The Mavericks’ sound is world music. Not in the conventional sense, but in a way that encompasses bits of musical culture from all over woven into a seamless tapestry the band uses as their own freak flag.
“Rolling Along” is border/genre-hopping Tex-Mex/Appalachia/Western Swing that mixes Doug Sahm with Earl Scruggs and Bob Wills. It looks like a mess when you try to describe it, but the music speaks for itself, and you don’t need a translator to understand it.
There is a country sound here, but the country is Cuba.“Easy As it Seems” is rooted in Cuban rhythms, but as usual, the band can’t play it straight, throwing in a backing chorus that sounds like ’60s era Nashville pop country over the Latin beat.

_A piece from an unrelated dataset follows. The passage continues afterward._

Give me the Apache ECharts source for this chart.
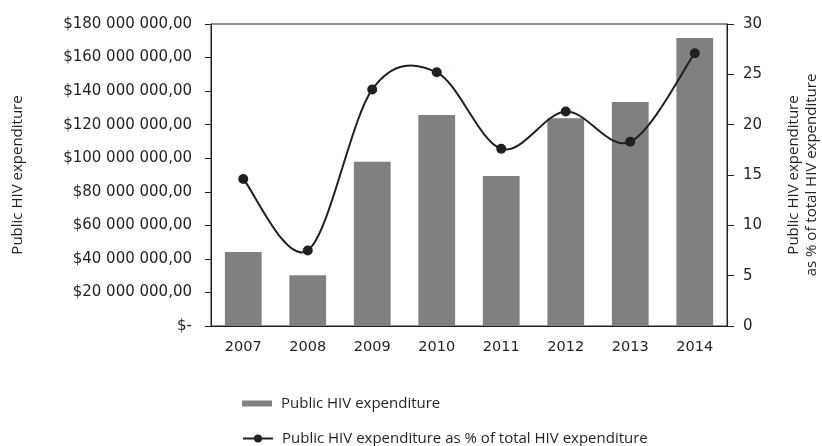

Malo said recently that he had always wanted to write ‘It’s Now or Never,” a song Elvis recorded in 1960 that Malo says encompassed rock and roll, opera, R&B, and pop. He comes pretty close on “I Wish You Well,” gorgeous swamp pop with a Tex-Mex flavor courtesy of some Augie Myers style accordion courtesy of Michael Guerra with Malo soaring like Roy Orbison on the vocals.
“For the Ages” manages to mix gospel, Bakersfield honky-tonk and Tex-Mex backed by a celestial choir composed of Etta Britt and the McCrary Sisters. For furhter musical confusement, Malo inserts a few Bob Wills trademark “AHHS” between accordion solos.
If it’s your first time, this one will make you a believer. For those who’ve been there since the beginning, this is the one you’ve been waiting for.